In a statement, Andrea Durbin, executive director of Oregon Environmental Council, praised the passage of the bill.

"This program will clean up the air and give people more choices and access to cleaner fuel options," said Durbin. "Oregon is doing its part to cut carbon pollution and show the nation it is possible to both grow the economy and protect the environment."

Oregonians for Sound Fuel Policy, a group representing various state industry associations--from general contractors to loggers to restaurants--as well as the Western States Petroleum Association, released a statement urging Brown to veto the bill, arguing it would increase fuel costs for businesses and consumers.

"SB 324 acts like a hidden gas tax that will take money away from working Oregonians and Oregon families," said the group. "SB 324 will serve to transfer most of those hard-earned resources to energy credit traders, brokers and out-of-state corporations."

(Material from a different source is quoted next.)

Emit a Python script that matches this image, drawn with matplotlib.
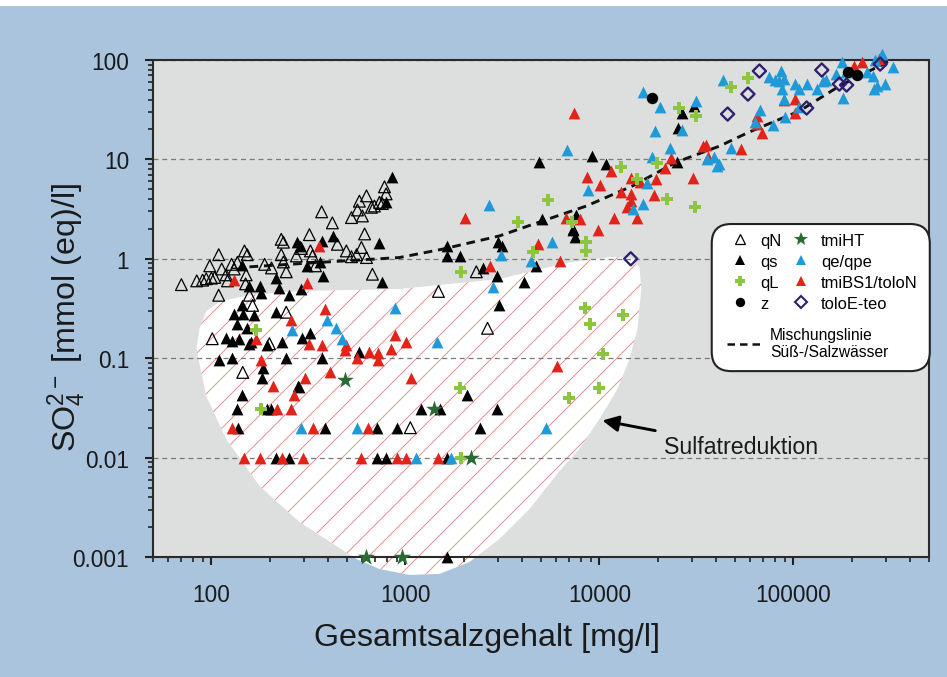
import matplotlib
matplotlib.use('Agg')
import matplotlib.pyplot as plt
from matplotlib.lines import Line2D
from matplotlib.patches import Polygon, FancyBboxPatch, Rectangle
from matplotlib.ticker import FuncFormatter

plt.rcParams['font.family'] = 'Liberation Sans'
plt.rcParams['mathtext.fontset'] = 'custom'
plt.rcParams['mathtext.rm'] = 'Liberation Sans'
plt.rcParams['mathtext.it'] = 'Liberation Sans:italic'
plt.rcParams['hatch.linewidth'] = 0.45

# ---- data ----
qN_x = [70, 84, 90, 94, 100, 104, 109, 109, 98, 113, 119, 121, 127, 131, 136, 148, 153, 151, 150, 157,
        163, 188, 204, 229, 235, 229, 235, 243, 274, 291, 320, 324, 332, 344, 370, 420, 446, 496, 527, 560,
        593, 630, 616, 527, 566, 579, 600, 630, 668, 692, 735, 760, 780, 795, 676, 101, 243, 199, 145, 1060,
        2650, 2320, 1480]
qN_y = [0.55, 0.60, 0.61, 0.63, 0.64, 0.65, 1.1, 0.43, 0.85, 0.79, 0.69, 0.60, 0.88, 0.79, 0.92, 1.2, 1.1, 0.69, 0.56, 0.43,
        0.34, 0.88, 0.81, 1.57, 1.47, 1.1, 0.93, 0.74, 1.07, 1.27, 1.75, 1.2, 1.07, 0.85, 2.97, 2.3, 1.4, 1.2, 1.05, 1.1,
        1.3, 1.03, 1.78, 2.6, 3.1, 3.8, 2.7, 4.3, 3.3, 3.4, 3.7, 3.6, 5.3, 4.5, 0.7, 0.157, 0.29, 0.14, 0.072, 0.02,
        0.2, 0.74, 0.47]

qs_x = [850, 795, 735, 760, 425, 375, 364, 370, 312, 277, 287, 291, 250, 224, 214, 143, 157, 177, 181, 143,
        130, 145, 166, 135, 153, 216, 119, 128, 138, 159, 194, 232, 294, 324, 370, 243, 579, 110, 128, 185,
        183, 143, 281, 157, 284, 135, 194, 204, 137, 384, 710, 910, 2430, 1210, 1500, 2080, 2950, 216, 252, 710,
        795, 1640, 1640, 3050, 4100, 2950, 2520, 1900, 3000, 3150, 7450, 4700, 7350, 1640, 1640, 4900, 5080, 9200,
        10800, 7600, 7300, 26600, 25400, 25000, 30800, 280000]
qs_y = [6.6, 3.7, 1.45, 0.58, 1.7, 0.67, 0.93, 1.5, 0.85, 1.48, 1.33, 0.5, 0.43, 0.51, 0.64, 0.86, 0.53, 0.53, 0.45, 0.34,
        0.28, 0.28, 0.27, 0.22, 0.2, 0.29, 0.16, 0.15, 0.157, 0.146, 0.135, 0.146, 0.16, 0.18, 0.10, 0.10, 0.115, 0.095, 0.10, 0.08,
        0.063, 0.043, 0.053, 0.14, 0.051, 0.031, 0.031, 0.031, 0.02, 0.02, 0.02, 0.02, 0.02, 0.031, 0.031, 0.043, 0.031, 0.01, 0.01, 0.01,
        0.01, 0.01, 0.001, 0.34, 0.58, 0.67, 0.81, 1.07, 1.48, 1.35, 1.65, 0.85, 1.97, 1.35, 1.07, 9.4, 2.5, 10.8,
        9.0, 2.75, 2.0, 29.4, 20.8, 9.4, 34.5, 100]

qL_x = [170, 181, 1920, 1940, 1940, 8400, 8950, 13300, 10480, 9900, 7000, 8500, 8500, 4550, 3790, 5400, 7200,
        12970, 19900, 22400, 31100, 25800, 31500, 15700, 58000, 47500]
qL_y = [0.19, 0.031, 0.05, 0.01, 0.74, 0.32, 0.22, 0.27, 0.11, 0.05, 0.04, 1.46, 1.19, 1.18, 2.35, 3.9, 2.35,
        8.4, 9.2, 4.0, 3.3, 32.9, 27.3, 6.3, 66, 53.5]

z_x = [18700, 192000, 213000]
z_y = [41.5, 75.7, 70.6]

tmiHT_x = [491, 1410, 2170, 630, 955]
tmiHT_y = [0.06, 0.031, 0.01, 0.001, 0.001]

qe_x = [880, 396, 261, 440, 473, 1450, 291, 560, 1140, 1720, 5300, 2840, 3110, 4460, 5700, 2710, 6800, 8760,
        16700, 20600, 19400, 31300, 26600, 23000, 18700, 17500, 16700, 14900, 39100, 35700, 40500, 43400, 75200,
        86500, 84700, 89800, 80000, 87400, 89800, 102000, 107000, 117000, 107000, 132000, 142000, 148000, 67400,
        63300, 78500, 90700, 47600, 41500, 178000, 180000, 264000, 285000, 327000, 256000, 270000, 261000, 296000,
        240000, 186000, 165000]
qe_y = [0.32, 0.245, 0.19, 0.2, 0.157, 0.146, 0.02, 0.02, 0.01, 0.01, 0.02, 0.52, 1.1, 0.96, 1.48, 3.5, 12.4, 4.9,
        47.6, 33.7, 19.3, 38.7, 19.8, 13.0, 10.6, 5.8, 3.6, 3.16, 10.6, 10.0, 8.6, 63, 67.5,
        77.5, 61, 65, 63, 51, 40.5, 57.3, 51, 57.3, 33.7, 51, 61.5, 63, 31.4,
        23.8, 22.2, 26.8, 13, 8.9, 95.5, 41.5, 100, 115, 85, 69, 55, 51, 57.3,
        75.7, 75.7, 72]

tmiBS_x = [360, 131, 312, 383, 258, 170, 181, 317, 370, 496, 566, 652, 725, 725, 840, 880, 208, 267, 305, 410,
           491, 1010, 1070, 219, 258, 128, 332, 644, 148, 179, 232, 298, 593, 910, 1010, 1480, 2730, 4840, 6280,
           6020, 9800, 2020, 7400, 8580, 10100, 11500, 6700, 7950, 12900, 14600, 14600, 14500, 13900, 15600, 16100,
           19200, 19600, 21800, 23400, 30300, 34300, 36500, 35500, 53500, 64800, 64800, 68600, 89800, 102000,
           102000, 206000, 225000, 277000, 11900]
tmiBS_y = [1.33, 0.61, 0.57, 0.31, 0.24, 0.157, 0.095, 0.14, 0.135, 0.135, 0.10, 0.115, 0.113, 0.095, 0.124, 0.17, 0.053, 0.043, 0.063, 0.072,
           0.12, 0.146, 0.063, 0.031, 0.031, 0.02, 0.02, 0.02, 0.01, 0.01, 0.01, 0.01, 0.01, 0.01, 0.01, 0.01, 0.85, 1.42, 0.96,
           0.083, 1.97, 2.6, 29.3, 6.6, 5.5, 7.7, 2.6, 2.5, 4.7, 6.5, 4.5, 3.8, 3.3, 2.6, 5.9,
           4.4, 6.3, 8.2, 10.3, 6.5, 13.6, 10.6, 14.0, 12.7, 27.3, 22.5, 18.4, 39.6, 40.5,
           29.3, 87, 95.5, 102, 2.6]

toloE_x = [66800, 58300, 45800, 117000, 140000, 172500, 188000, 280000, 14500]
toloE_y = [77.5, 45.4, 28.6, 32.9, 79.3, 57.3, 56, 91, 1.0]

# mixing line fresh/salt water
mix_x = [157, 300, 931, 1552, 3053, 5085, 8570, 14790, 24950, 41560, 59300, 107400, 172600, 312600]
mix_y = [0.83, 0.90, 1.03, 1.25, 1.70, 2.40, 3.40, 5.40, 9.4, 13.6, 18.9, 30.7, 54.7, 98]

# outline of the "Sulfatreduktion" area
blob_x = [86.7, 94, 112.6, 157, 284, 931, 3053, 6761, 11270, 14620, 16080, 16450, 15700, 14280, 12390, 10000,
          7880, 6220, 4360, 3053, 2138, 1497, 1049, 735, 559, 441, 284, 177, 119, 94, 83.7]
blob_y = [0.197, 0.299, 0.376, 0.432, 0.474, 0.497, 0.627, 0.908, 1.04, 1.02, 0.83, 0.497, 0.197, 0.098, 0.049, 0.0244,
          0.0122, 0.00733, 0.00304, 0.00152, 0.00089, 0.000675, 0.00066, 0.000757, 0.000955, 0.00129, 0.00225, 0.00518,
          0.0154, 0.0417, 0.124]

BLUE_BG = '#aac4de'
C_QE = '#1e9ad8'
C_RED = '#e2231a'
C_GREEN = '#8cc63f'
C_STAR = '#2a6b35'
C_DIA = '#2e1f6e'

fig = plt.figure(figsize=(947 / 150, 678 / 150), dpi=150, facecolor=BLUE_BG)
fig.add_artist(Rectangle((0, 1 - 6 / 678), 1, 6 / 678, transform=fig.transFigure, color='white', zorder=0))
ax = fig.add_axes([0.1616, 0.177, 0.8194, 0.733])
ax.set_facecolor('#dddfde')
ax.set_xscale('log')
ax.set_yscale('log')
ax.set_xlim(50, 500000)
ax.set_ylim(0.001, 100)

# hatched area
blob = Polygon(list(zip(blob_x, blob_y)), closed=True, facecolor='white', edgecolor='#e68c8c',
               linewidth=0, hatch='//', zorder=0.3, clip_on=False)
ax.add_patch(blob)

ax.set_axisbelow(True)
ax.yaxis.grid(True, which='major', linestyle=(0, (4, 3)), color='#7a7a7a', linewidth=0.6)

ax.plot(mix_x, mix_y, color='#111111', linestyle=(0, (3, 2)), linewidth=1.4, zorder=2)

kw = dict(clip_on=False, zorder=3)
ax.scatter(qN_x, qN_y, marker='^', s=32, facecolors='none', edgecolors='black', linewidths=0.6, **kw)
ax.scatter(qs_x, qs_y, marker='^', s=32, color='black', linewidths=0, **kw)
ax.scatter(tmiBS_x, tmiBS_y, marker='^', s=32, color=C_RED, linewidths=0, **kw)
ax.scatter(qe_x, qe_y, marker='^', s=32, color=C_QE, linewidths=0, **kw)
ax.scatter(qL_x, qL_y, marker='P', s=36, color=C_GREEN, linewidths=0, **kw)
ax.scatter(z_x, z_y, marker='o', s=30, color='black', linewidths=0, **kw)
ax.scatter(tmiHT_x, tmiHT_y, marker='*', s=72, color=C_STAR, linewidths=0, **kw)
ax.scatter(toloE_x, toloE_y, marker='D', s=20, facecolors='none', edgecolors=C_DIA, linewidths=1.1, **kw)

# axes styling
fmt = FuncFormatter(lambda v, _: f'{v:g}')
ax.xaxis.set_major_formatter(fmt)
ax.yaxis.set_major_formatter(fmt)
ax.tick_params(which='both', direction='out', top=False, right=False, color='#222222')
ax.tick_params(which='major', length=4, width=1.0, labelsize=10.8, labelcolor='#1a1a1a')
ax.tick_params(which='minor', length=2.2, width=0.8)
ax.tick_params(axis='y', which='major', pad=7.5)
ax.tick_params(axis='x', which='major', pad=8.5)
for sp in ax.spines.values():
    sp.set_color('#2a2a2a')
    sp.set_linewidth(1.0)

ax.set_xlabel('Gesamtsalzgehalt [mg/l]', fontsize=15.5, color='#1a1a1a')
ax.xaxis.set_label_coords(0.43, -0.13)
ax.set_ylabel(r'SO$_\mathregular{4}^\mathregular{2-}$ [mmol (eq)/l]', fontsize=15.5, color='#1a1a1a')
ax.yaxis.set_label_coords(-0.084, 0.483)

ax.annotate('Sulfatreduktion', xy=(10360, 0.0236), xytext=(21400, 0.0128), va='center', ha='left',
            fontsize=11.1, color='#1a1a1a',
            arrowprops=dict(arrowstyle='-|>', color='black', lw=1.4, mutation_scale=16,
                            shrinkA=2, shrinkB=0))

# legend
frame = FancyBboxPatch((0.720, 0.374), 0.281, 0.296, boxstyle='round,pad=0,rounding_size=0.025',
                       mutation_aspect=1.56, transform=ax.transAxes, facecolor='white',
                       edgecolor='#222222', linewidth=1.0, zorder=4, clip_on=False)
ax.add_patch(frame)

handles = [
    Line2D([], [], marker='^', ls='none', mfc='none', mec='black', ms=4.5, mew=0.6),
    Line2D([], [], marker='^', ls='none', color='black', ms=4.5, mew=0),
    Line2D([], [], marker='P', ls='none', color=C_GREEN, ms=5, mew=0),
    Line2D([], [], marker='o', ls='none', color='black', ms=4.5, mew=0),
    Line2D([], [], marker='*', ls='none', color=C_STAR, ms=7, mew=0),
    Line2D([], [], marker='^', ls='none', color=C_QE, ms=4.5, mew=0),
    Line2D([], [], marker='^', ls='none', color=C_RED, ms=4.5, mew=0),
    Line2D([], [], marker='D', ls='none', mfc='none', mec=C_DIA, ms=4, mew=1.0),
]
labels = ['qN', 'qs', 'qL', 'z', 'tmiHT', 'qe/qpe', 'tmiBS1/toloN', 'toloE-teo']
leg1 = ax.legend(handles, labels, ncol=2, loc='upper left', bbox_to_anchor=(0.746, 0.652),
                 frameon=False, borderpad=0, borderaxespad=0, fontsize=7.9, handlelength=1.0,
                 handletextpad=0.73, columnspacing=0.67, labelspacing=0.36)
leg1.set_zorder(5)
ax.add_artist(leg1)
leg2 = ax.legend([Line2D([], [], color='#111111', ls=(0, (3, 2)), lw=1.2)],
                 ['Mischungslinie\nSüß-/Salzwässer'], loc='upper left', bbox_to_anchor=(0.740, 0.463),
                 frameon=False, borderpad=0, borderaxespad=0, fontsize=7.5, handlelength=2.3,
                 handletextpad=0.45)
leg2.set_zorder(5)

fig.savefig('out.png', dpi=150, facecolor=fig.get_facecolor())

The state Department of Environmental Quality had estimated a 4-to-19-cent-per-gallon increase in the price of fuel by 2025 once the Clean Fuels Program is fully enacted. California's own cap-and-trade program, which began holding fuel distributors to an annual greenhouse-gas cap in January, has only modestly impacted retail prices, according to reports, although a refinery outage, among other issues, has inflated gasoline prices in the state.

Meanwhile, the narrow, cantankerous passage of the bill appears to have scuttled talks between Republicans and Democrats on a transportation bill that would have increased the state gasoline tax to help pay for infrastructure.